9.523 the openness of Java

Humanist (mccarty@phoenix.Princeton.EDU)
Tue, 6 Feb 1996 18:29:38 -0500 (EST)

Humanist Discussion Group, Vol. 9, No. 523.
Center for Electronic Texts in the Humanities (Princeton/Rutgers)
Information at http://www.princeton.edu/~mccarty/humanist/

[1] From: "Richard L. Goerwitz III" <richard@mithra- (25)
orinst.uchicago.edu>
Subject: Re: 9.519 the rush of java

> >Java will also make it much easier for small niche software products to
> >be developed and distributed. That should be of some interest to those
> >of us in academic life, since we do so much of our work in such niches.
>
> I don't deny that Java sounds promising but I am hesitant about investing
> any t&e into exploring its potential. The main reason is Blackbird -- now
> known as Microsoft's Internet Studio.

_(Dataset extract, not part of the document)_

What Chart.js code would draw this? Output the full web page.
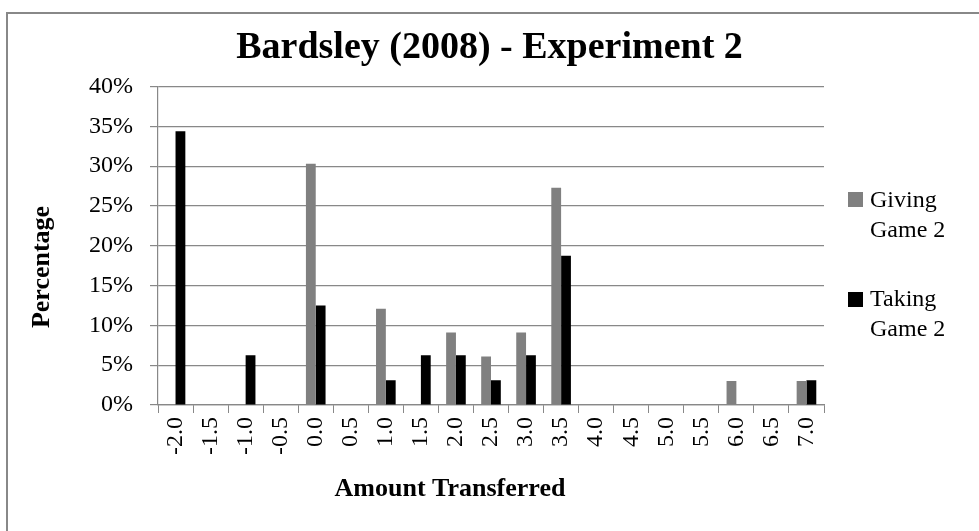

As a recent .net article put it, "the
> bottom line is that you can do 99.9 per cent of what you want with Studio
> alone and never have to learn Java....

One important consideration here: Java is an open standard. That is,
Its specs are public, and the implementations are free for noncommercial
use. And implementations are available right now for many platforms -
Macs, PCs, Unix machines of various kinds. Independent ports are coming
along (actively encouraged by Sun) for even more platforms.

Perhaps Microsoft is also taking this route. I know nothing about Black-
bird, but if history is any guide, Microsoft is focusing on Windows, and
the source code and specs aren't being dealt with nearly as openly as
Java's. Actually, is the source code even being released? Or is this
just another piece of totally proprietary software?

Someone please enlighten us about the specifics, with URLs if possible.